Palæo-anarchism looks to the person, not to mass and class identities, not to ethnicity, race, age, gender, sexual identity or any of the other demographic groupings so beloved by bureaucrats and politicians. They can divide, sub-divide, and Balkanize a population down to the smallest groupings whose wants or fears can be manipulated, but they can never make a direct moral appeal to a person's soul or conscience precisely because they fail to recognize the existence of same. Anarchism fails itself, and fails the people to whom it attempts to address itself, when it fails to recognize, or even specifically rejects, the existence of the soul and the conscience.
We heartily embrace the old-fashioned—some would say out-dated—values of courage, chivalry, and faith, and we argue that these values are a necessary adjunct to anarchism's historic concern with individual freedom. The idea of a “quest for freedom,” an unending quest, a series of moments lived to the fullest in the service of that cause, this is, to us, the highest calling to which an anarchist can aspire. We embrace the image of anarchist knights-errant, like Proudhon's dream of the revival of the Holy Vehm devoted to this cause, taking an oath, and holding to it whatever comes.

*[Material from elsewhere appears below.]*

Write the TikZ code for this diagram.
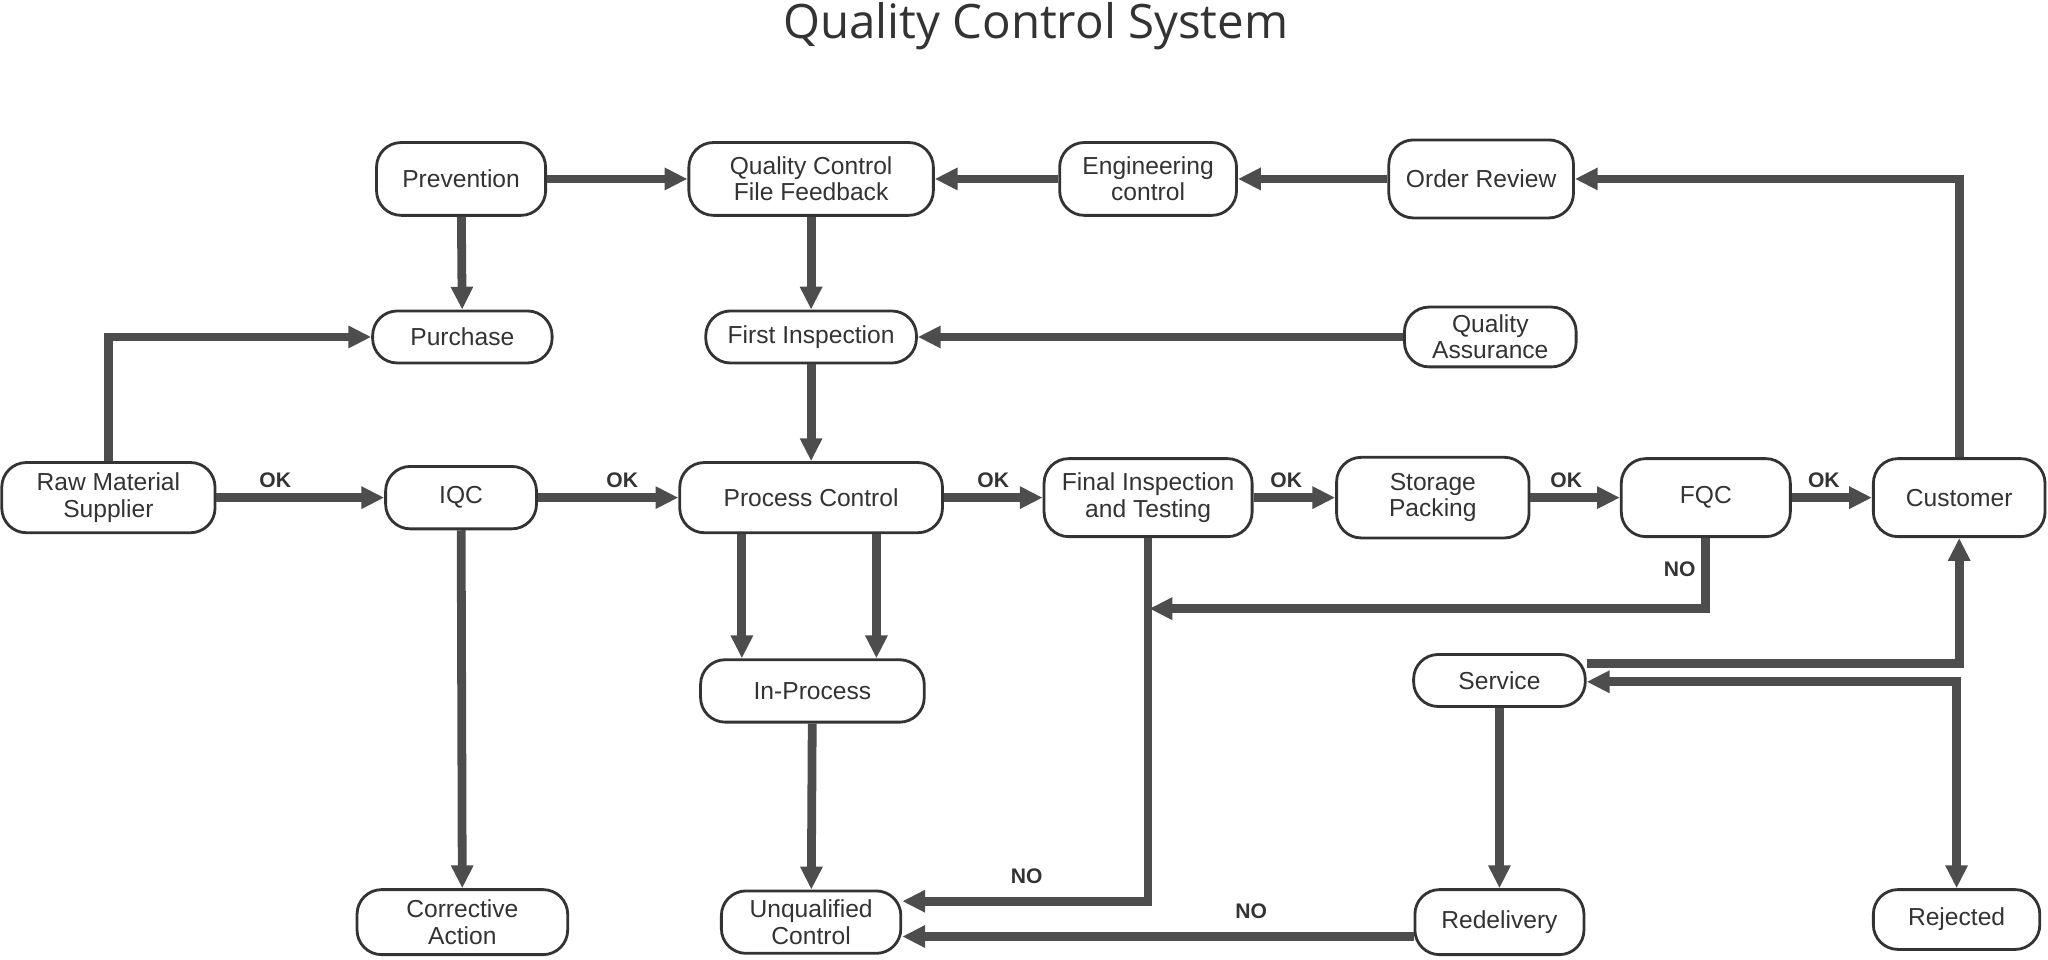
\documentclass[tikz,border=0pt]{standalone}
\usepackage{fontspec}
\setmainfont{Liberation Sans}
\newfontfamily\titlefont{Open Sans}
\usetikzlibrary{arrows.meta}
\definecolor{flow}{HTML}{4D4D4D}
\definecolor{ink}{HTML}{333333}
\tikzset{
  box/.style 2 args={draw=ink, line width=1.6pt, rounded corners=14pt, align=center,
    font=\fontsize{14}{15}\selectfont, text=ink, inner sep=1pt,
    minimum width={#1*0.74pt}, minimum height={#2*0.74pt}},
  flow/.style={draw=flow, line width=5pt, -{Triangle[length=13pt,width=12pt]}},
  lbl/.style={font=\bfseries\fontsize{12}{12}\selectfont, text=ink}
}
\begin{document}
\begin{tikzpicture}[x=0.02612cm, y=-0.02612cm]
  \useasboundingbox (0,0) rectangle (1568,735);
  \node[font=\titlefont\fontsize{27}{30}\selectfont, text=ink] (title) at (793,20) {Quality Control System};
  % top row
  \node[box={130}{56}] (prev) at (353,137) {Prevention};
  \node[box={188}{56}] (qcff) at (621,137) {Quality Control\\File Feedback};
  \node[box={136}{56}] (eng)  at (879,137) {Engineering\\control};
  \node[box={142}{60}] (ordr) at (1134,137) {Order Review};
  % second row
  \node[box={138}{40}] (purch) at (354,258) {Purchase};
  \node[box={162}{40}] (first) at (621,258) {First Inspection};
  \node[box={132}{46}] (qa)    at (1141,258) {Quality\\Assurance};
  % main row
  \node[box={164}{54}] (raw)  at (83,381)   {Raw Material\\Supplier};
  \node[box={116}{48}] (iqc)  at (353,381)  {IQC};
  \node[box={202}{54}] (proc) at (621,381)  {Process Control};
  \node[box={160}{60}] (fin)  at (879,381)  {Final Inspection\\and Testing};
  \node[box={148}{62}] (stor) at (1097,381) {Storage\\Packing};
  \node[box={130}{60}] (fqc)  at (1306,381) {FQC};
  \node[box={132}{60}] (cust) at (1500,381) {Customer};
  % lower rows
  \node[box={172}{48}] (inp)  at (622,529)  {In-Process};
  \node[box={132}{40}] (serv) at (1148,521) {Service};
  \node[box={162}{50}] (corr) at (354,706)  {Corrective\\Action};
  \node[box={138}{48}] (unq)  at (621,706)  {Unqualified\\Control};
  \node[box={130}{50}] (redl) at (1148,706) {Redelivery};
  \node[box={128}{46}] (rej)  at (1498,704) {Rejected};
  % connectors
  \draw[flow] (prev) -- (qcff);
  \draw[flow] (eng) -- (qcff);
  \draw[flow] (ordr) -- (eng);
  \draw[flow] (cust.north) |- (ordr.east);
  \draw[flow] (prev) -- (purch);
  \draw[flow] (qcff) -- (first);
  \draw[flow] (qa) -- (first);
  \draw[flow] (raw.north) |- (purch.west);
  \draw[flow] (first) -- (proc);
  \draw[flow] (raw) -- node[lbl, above, pos=0.35] {OK} (iqc);
  \draw[flow] (iqc) -- node[lbl, above, pos=0.6] {OK} (proc);
  \draw[flow] (proc) -- node[lbl, above, pos=0.5] {OK} (fin);
  \draw[flow] (fin) -- node[lbl, above, pos=0.4] {OK} (stor);
  \draw[flow] (stor) -- node[lbl, above, pos=0.4] {OK} (fqc);
  \draw[flow] (fqc) -- node[lbl, above, pos=0.4] {OK} (cust);
  \draw[flow] (iqc) -- (corr);
  \draw[flow] (proc.south -| 568,0) -- (inp.north -| 568,0);
  \draw[flow] (proc.south -| 671,0) -- (inp.north -| 671,0);
  \draw[flow] (inp) -- (unq);
  \draw[flow] (fin.south) |- (unq.east |- 0,690);
  \node[lbl] (no1) at (786,671) {NO};
  \draw[flow] (fqc.south) |- (880,466);
  \node[lbl] (no2) at (1286,436) {NO};
  \draw[flow] (serv.east |- 0,508) -| (cust.south);
  \draw[flow, {Triangle[length=13pt,width=12pt]}-{Triangle[length=13pt,width=12pt]}] (serv.east |- 0,522) -| (rej.north);
  \draw[flow] (serv) -- (redl);
  \draw[flow] (redl.west |- 0,717) -- (unq.east |- 0,717);
  \node[lbl] (no3) at (958,698) {NO};
\end{tikzpicture}
\end{document}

This is our challenge and our call.
Tolkien once said that the “most improper job of any man, even saints... is bossing other men,” but that saints “were at least unwilling to take it on.” He made this statement as part of a brief argument on behalf of anarchism, which he said he was starting to embrace. It is to this argument that we turn, in our quixotic quest, like Diogenes with his lamp, looking for those true men and women who will renounce power, devote themselves to the cause of freedom, and ride with us over that next horizon. We need not be saints, but we can strive to live better and to live free.
Notes:
1Bill Kauffman, Look Homeward, America, p. 141. Kauffman's argument, drawing on Robert Nisbet's The Quest for Community, is that the atomized, deracinated citizen of the United States is no more “free,” in any meaningful sense, than a citizen in a society showing the outward signs of totalitarianism. The possibility of “spontaneous, autonomous association” is still absent, and what remains is “a mass of anchorless individuals whose wasted lives are lighted only by the hideous bluish glare of the TV set.”
2It is necessary to draw a distinction between an authority, in the sense of someone with a specific knowledge of a subject, and a ruler, who has and exercises power over others. In some cases, the two may be the same, but not always and not automatically. If, for example, the co-op needs plumbing work done, the person with the most knowledge will the authority in that situation, but will not have power, and will certainly not be a ruler.
3We think, in particular, of Bruegel's “Mad Meg,” with its surreal display of madness, violence, and destruction acted out beneath a sky as red as blood and black as sackcloth.
Cathal Liam McFee is a Catholic, anarchist, and a science fiction writer
living in Bloomington, Indiana. He dedicates this essay to Lara, who first showed
him some of these words; and to Greg and Carrie, who have always been willing to listen.